In Biologie und Medizin sind in diesem Jahrzehnt die Hoffnungen auf die Gene verflogen. Nun kreisen sie um die Steuerung der Genaktivitäten.
Heute lernen wir die Sprache, in der Gott das Leben erschaffen hat. Dieses tief greifende Wissen wird der Menschheit ungeheure neue Heilkräfte bescheren und die Diagnose und Therapie der meisten, wenn nicht aller Krankheiten revolutionieren.“ Mit dieser Emphase begrüßte US-Präsident Bill Clinton am 26. Juni 2000 die komplette Sequenzierung des Humangenoms, flankiert war er vom „Gen-Hexer“ Craig Venter und von Francis Collins (National Institute of Health), die in harter Konkurrenz das Werk vollendet hatten und in den Jubel einstimmten: Alzheimer, Krebs, Diabetes etc. etc. würden bald ihre Schrecken verlieren.
Sie haben es nicht getan.

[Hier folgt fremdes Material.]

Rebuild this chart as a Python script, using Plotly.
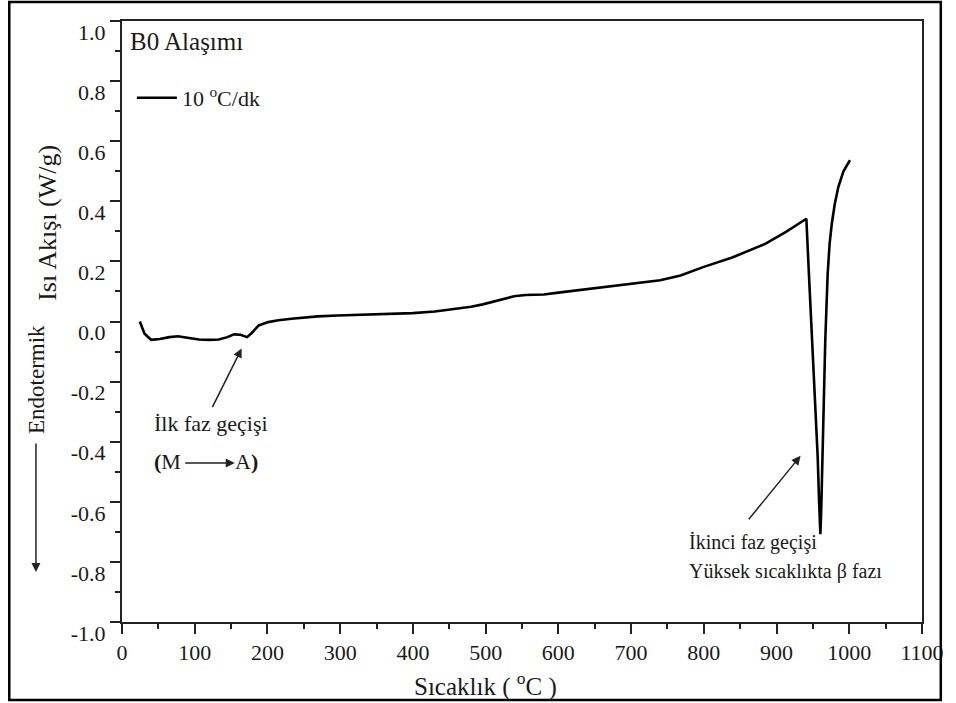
import plotly.graph_objects as go

# DSC heating curve of the B0 alloy (10 °C/min)
temperature = [24.5, 31, 40, 52, 65, 77, 92, 106, 120, 133, 145, 154, 163, 172, 178,
               188, 201, 215, 233, 250, 269, 296, 328, 360, 400, 430, 455, 480, 496,
               518, 539, 555, 580, 600, 645, 691, 740, 768, 799, 840, 885, 913, 941,
               944.5, 949, 953.6, 956.6, 958.5, 960.3, 961.5, 962.6, 965, 967, 970.3,
               973, 976, 980, 985, 992, 1001]
heat_flow = [0.0, -0.041, -0.061, -0.058, -0.052, -0.049, -0.055, -0.06, -0.061, -0.06,
             -0.052, -0.043, -0.044, -0.052, -0.039, -0.013, -0.002, 0.004, 0.009, 0.013,
             0.017, 0.02, 0.022, 0.024, 0.028, 0.033, 0.04, 0.049, 0.057, 0.07, 0.084,
             0.088, 0.09, 0.096, 0.109, 0.123, 0.137, 0.153, 0.181, 0.214, 0.259, 0.298,
             0.342, 0.159, -0.063, -0.286, -0.452, -0.6, -0.708, -0.62, -0.508, -0.286,
             -0.063, 0.159, 0.26, 0.326, 0.39, 0.448, 0.5, 0.537]

x_ticks = list(range(0, 1101, 100))
y_ticks = [-1.0, -0.8, -0.6, -0.4, -0.2, 0.0, 0.2, 0.4, 0.6, 0.8, 1.0]
y_tick_text = [f"{v:.1f}" for v in y_ticks]

# arrow tips pointing at the two transitions (data coordinates)
first_transition = (164.5, -0.09)
second_transition = (933, -0.447)

FONT = "Liberation Serif, Times New Roman, serif"
INK = "#1a1a1a"
W, H = 956, 703
ML, MR, MT, MB = 122, 25, 21, 81
PW, PH = W - ML - MR, H - MT - MB


def px(x):
    return (x - ML) / PW


def py(y):
    return (H - MB - y) / PH


fig = go.Figure()
fig.add_trace(go.Scatter(
    x=temperature, y=heat_flow, mode="lines",
    line=dict(color="black", width=2.6),
    name="10 <sup>o</sup>C/dk", showlegend=True,
))

axis_common = dict(
    showgrid=False, zeroline=False, showline=True, linecolor="#222", linewidth=2,
    mirror=True, ticks="outside", ticklen=10, tickwidth=2, tickcolor="#222",
    tickfont=dict(family=FONT, size=22, color=INK),
)

fig.update_xaxes(
    range=[0, 1100], tickvals=x_ticks,
    minor=dict(dtick=50, ticks="outside", ticklen=5, tickwidth=2, tickcolor="#222"),
    **axis_common,
)
fig.update_yaxes(
    range=[-1, 1], tickvals=y_ticks, ticktext=y_tick_text, ticklabelshift=11,
    minor=dict(dtick=0.1, ticks="outside", ticklen=5, tickwidth=2, tickcolor="#222"),
    **axis_common,
)

txt = dict(family=FONT, color=INK)
annotations = [
    dict(x=px(128), y=py(42), text="B0 Alaşımı", xanchor="left", yanchor="middle",
         font=dict(size=25, **txt)),
    dict(x=px(490), y=py(684), text="Sıcaklık ( <sup>o</sup>C )", xanchor="center",
         yanchor="middle", font=dict(size=25, **txt)),
    dict(x=px(46), y=py(223), text="Isı Akışı (W/g)", textangle=-90, xanchor="center",
         yanchor="middle", font=dict(size=26, **txt)),
    dict(x=px(35), y=py(379), text="Endotermik", textangle=-90, xanchor="center",
         yanchor="middle", font=dict(size=23, **txt)),
    dict(x=px(152), y=py(423), text="İlk faz geçişi", xanchor="left", yanchor="middle",
         font=dict(size=22, **txt)),
    dict(x=px(152), y=py(461), text="<b>(</b>M", xanchor="left", yanchor="middle",
         font=dict(size=22, **txt)),
    dict(x=px(234), y=py(461), text="A<b>)</b>", xanchor="left", yanchor="middle",
         font=dict(size=22, **txt)),
    dict(x=px(693), y=py(542), text="İkinci faz geçişi", xanchor="left", yanchor="middle",
         font=dict(size=20, **txt)),
    dict(x=px(693), y=py(571), text="Yüksek sıcaklıkta β fazı", xanchor="left",
         yanchor="middle", font=dict(size=20, **txt)),
    # endothermic direction arrow
    dict(x=px(35), y=py(572), ax=0, ay=-130, xref="paper", yref="paper", text="",
         showarrow=True, arrowhead=2, arrowsize=1.2, arrowwidth=1.5, arrowcolor="#222"),
    # M -> A arrow
    dict(x=px(236), y=py(463), ax=-51, ay=0, xref="paper", yref="paper", text="",
         showarrow=True, arrowhead=2, arrowsize=1.2, arrowwidth=1.5, arrowcolor="#222"),
    dict(x=first_transition[0], y=first_transition[1], ax=-30, ay=60, xref="x", yref="y",
         text="", showarrow=True, arrowhead=2, arrowsize=1.2, arrowwidth=1.5,
         arrowcolor="#222"),
    dict(x=second_transition[0], y=second_transition[1], ax=-53, ay=65, xref="x", yref="y",
         text="", showarrow=True, arrowhead=2, arrowsize=1.2, arrowwidth=1.5,
         arrowcolor="#222"),
]
for a in annotations:
    a.setdefault("xref", "paper")
    a.setdefault("yref", "paper")
    a.setdefault("showarrow", False)

fig.update_layout(
    width=W, height=H, margin=dict(l=ML, r=MR, t=MT, b=MB),
    paper_bgcolor="white", plot_bgcolor="white",
    font=dict(family=FONT, color=INK),
    annotations=annotations,
    legend=dict(x=px(132), y=py(98), xanchor="left", yanchor="middle",
                bgcolor="rgba(0,0,0,0)", font=dict(family=FONT, size=22, color=INK),
                itemwidth=40),
    shapes=[dict(type="rect", xref="paper", yref="paper", x0=px(8), x1=px(950),
                 y0=py(700), y1=py(2), line=dict(color="black", width=2.5))],
)

fig.write_html("out.html")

Schon zum zehnten Jahrestag hielt nur noch Collins an der Hoffnung fest – „die einst hypothetischen medizinischen Fortschritte der individuellen Genom-Sequenzierung beginnen, sich in der Klinik zu zeigen“ –, nicht einmal Venter wollte ihm folgen: „Wir haben noch viel vor uns.“ Zwar ist die Genetik nicht stehen geblieben – manche Krebsdiagnostik etwa wurde verfeinert –, aber die große Heilung vieler Leiden blieb aus: „Die erhoffte Revolution ist nicht gekommen“, bilanzierte Nature.